**Set exercise**:
Copy all lines below exactly as written. Leave pictures out.

☆ ☆ ☆ ☆

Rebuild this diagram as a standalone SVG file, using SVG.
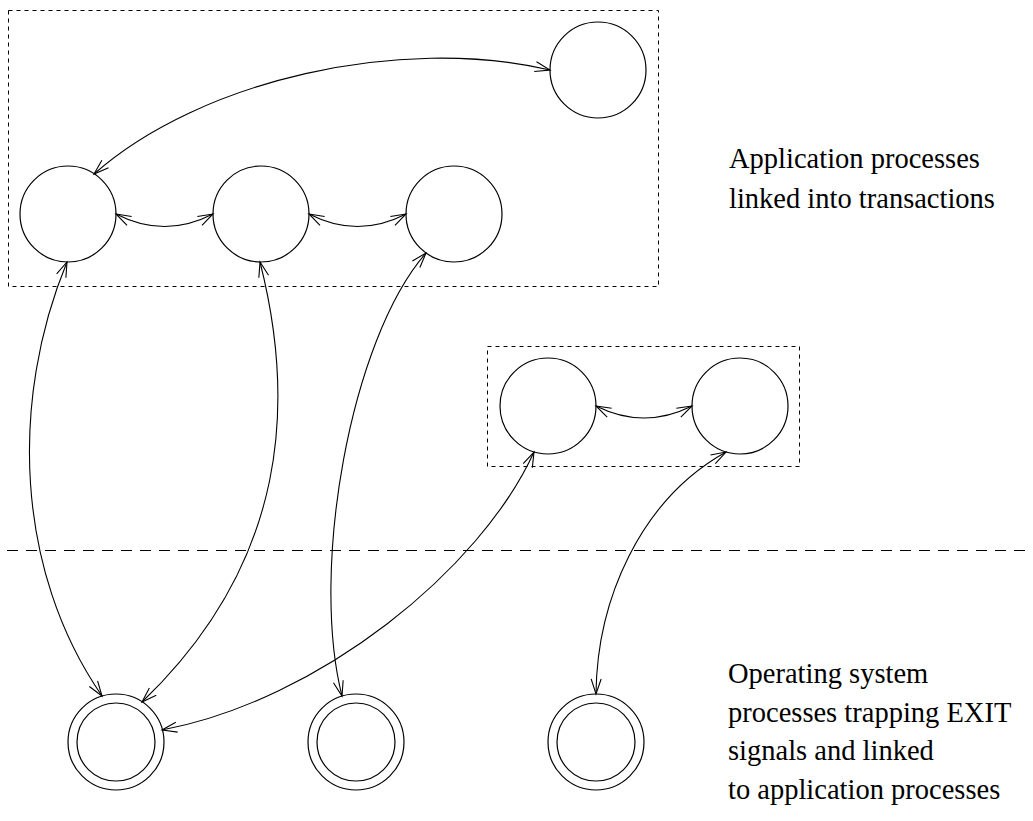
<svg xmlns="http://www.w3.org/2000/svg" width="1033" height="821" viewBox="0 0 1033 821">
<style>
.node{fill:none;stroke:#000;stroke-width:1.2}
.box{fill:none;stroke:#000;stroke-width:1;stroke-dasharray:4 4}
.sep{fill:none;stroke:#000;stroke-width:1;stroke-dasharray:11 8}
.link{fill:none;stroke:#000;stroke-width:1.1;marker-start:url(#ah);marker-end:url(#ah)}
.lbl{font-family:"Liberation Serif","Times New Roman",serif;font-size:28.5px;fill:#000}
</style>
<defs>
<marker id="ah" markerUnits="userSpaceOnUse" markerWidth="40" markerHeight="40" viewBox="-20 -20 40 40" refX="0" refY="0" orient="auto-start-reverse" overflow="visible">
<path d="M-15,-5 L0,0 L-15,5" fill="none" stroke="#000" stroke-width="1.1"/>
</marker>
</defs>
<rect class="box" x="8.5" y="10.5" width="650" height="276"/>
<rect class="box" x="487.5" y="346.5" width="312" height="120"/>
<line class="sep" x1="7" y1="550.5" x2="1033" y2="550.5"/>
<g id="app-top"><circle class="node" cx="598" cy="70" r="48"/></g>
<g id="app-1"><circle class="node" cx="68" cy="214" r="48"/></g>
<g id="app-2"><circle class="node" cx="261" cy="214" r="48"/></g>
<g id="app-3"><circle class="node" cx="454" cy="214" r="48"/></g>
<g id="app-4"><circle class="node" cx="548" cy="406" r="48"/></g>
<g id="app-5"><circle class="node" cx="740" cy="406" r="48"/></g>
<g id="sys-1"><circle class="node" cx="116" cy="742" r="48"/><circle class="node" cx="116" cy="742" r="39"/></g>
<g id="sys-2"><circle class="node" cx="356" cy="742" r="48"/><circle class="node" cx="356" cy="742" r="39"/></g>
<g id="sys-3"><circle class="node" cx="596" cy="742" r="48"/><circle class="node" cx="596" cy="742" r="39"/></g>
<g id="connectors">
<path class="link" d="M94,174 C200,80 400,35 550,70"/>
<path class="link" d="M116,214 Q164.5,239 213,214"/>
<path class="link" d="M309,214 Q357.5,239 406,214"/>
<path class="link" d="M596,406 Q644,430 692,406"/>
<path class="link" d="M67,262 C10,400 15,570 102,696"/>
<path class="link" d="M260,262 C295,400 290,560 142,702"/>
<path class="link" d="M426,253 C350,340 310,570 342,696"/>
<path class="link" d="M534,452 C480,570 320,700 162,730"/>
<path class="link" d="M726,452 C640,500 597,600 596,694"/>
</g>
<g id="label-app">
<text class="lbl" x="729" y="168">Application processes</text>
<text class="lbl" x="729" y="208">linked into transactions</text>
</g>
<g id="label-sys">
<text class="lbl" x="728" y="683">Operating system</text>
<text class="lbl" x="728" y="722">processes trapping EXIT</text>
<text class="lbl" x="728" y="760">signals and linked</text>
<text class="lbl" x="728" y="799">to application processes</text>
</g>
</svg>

☆ ☆ ☆ ☆

**Output for this task**:
Rebuild this diagram as a standalone SVG file, using SVG.
<svg xmlns="http://www.w3.org/2000/svg" width="1033" height="821" viewBox="0 0 1033 821">
<style>
.node{fill:none;stroke:#000;stroke-width:1.2}
.box{fill:none;stroke:#000;stroke-width:1;stroke-dasharray:4 4}
.sep{fill:none;stroke:#000;stroke-width:1;stroke-dasharray:11 8}
.link{fill:none;stroke:#000;stroke-width:1.1;marker-start:url(#ah);marker-end:url(#ah)}
.lbl{font-family:"Liberation Serif","Times New Roman",serif;font-size:28.5px;fill:#000}
</style>
<defs>
<marker id="ah" markerUnits="userSpaceOnUse" markerWidth="40" markerHeight="40" viewBox="-20 -20 40 40" refX="0" refY="0" orient="auto-start-reverse" overflow="visible">
<path d="M-15,-5 L0,0 L-15,5" fill="none" stroke="#000" stroke-width="1.1"/>
</marker>
</defs>
<rect class="box" x="8.5" y="10.5" width="650" height="276"/>
<rect class="box" x="487.5" y="346.5" width="312" height="120"/>
<line class="sep" x1="7" y1="550.5" x2="1033" y2="550.5"/>
<g id="app-top"><circle class="node" cx="598" cy="70" r="48"/></g>
<g id="app-1"><circle class="node" cx="68" cy="214" r="48"/></g>
<g id="app-2"><circle class="node" cx="261" cy="214" r="48"/></g>
<g id="app-3"><circle class="node" cx="454" cy="214" r="48"/></g>
<g id="app-4"><circle class="node" cx="548" cy="406" r="48"/></g>
<g id="app-5"><circle class="node" cx="740" cy="406" r="48"/></g>
<g id="sys-1"><circle class="node" cx="116" cy="742" r="48"/><circle class="node" cx="116" cy="742" r="39"/></g>
<g id="sys-2"><circle class="node" cx="356" cy="742" r="48"/><circle class="node" cx="356" cy="742" r="39"/></g>
<g id="sys-3"><circle class="node" cx="596" cy="742" r="48"/><circle class="node" cx="596" cy="742" r="39"/></g>
<g id="connectors">
<path class="link" d="M94,174 C200,80 400,35 550,70"/>
<path class="link" d="M116,214 Q164.5,239 213,214"/>
<path class="link" d="M309,214 Q357.5,239 406,214"/>
<path class="link" d="M596,406 Q644,430 692,406"/>
<path class="link" d="M67,262 C10,400 15,570 102,696"/>
<path class="link" d="M260,262 C295,400 290,560 142,702"/>
<path class="link" d="M426,253 C350,340 310,570 342,696"/>
<path class="link" d="M534,452 C480,570 320,700 162,730"/>
<path class="link" d="M726,452 C640,500 597,600 596,694"/>
</g>
<g id="label-app">
<text class="lbl" x="729" y="168">Application processes</text>
<text class="lbl" x="729" y="208">linked into transactions</text>
</g>
<g id="label-sys">
<text class="lbl" x="728" y="683">Operating system</text>
<text class="lbl" x="728" y="722">processes trapping EXIT</text>
<text class="lbl" x="728" y="760">signals and linked</text>
<text class="lbl" x="728" y="799">to application processes</text>
</g>
</svg>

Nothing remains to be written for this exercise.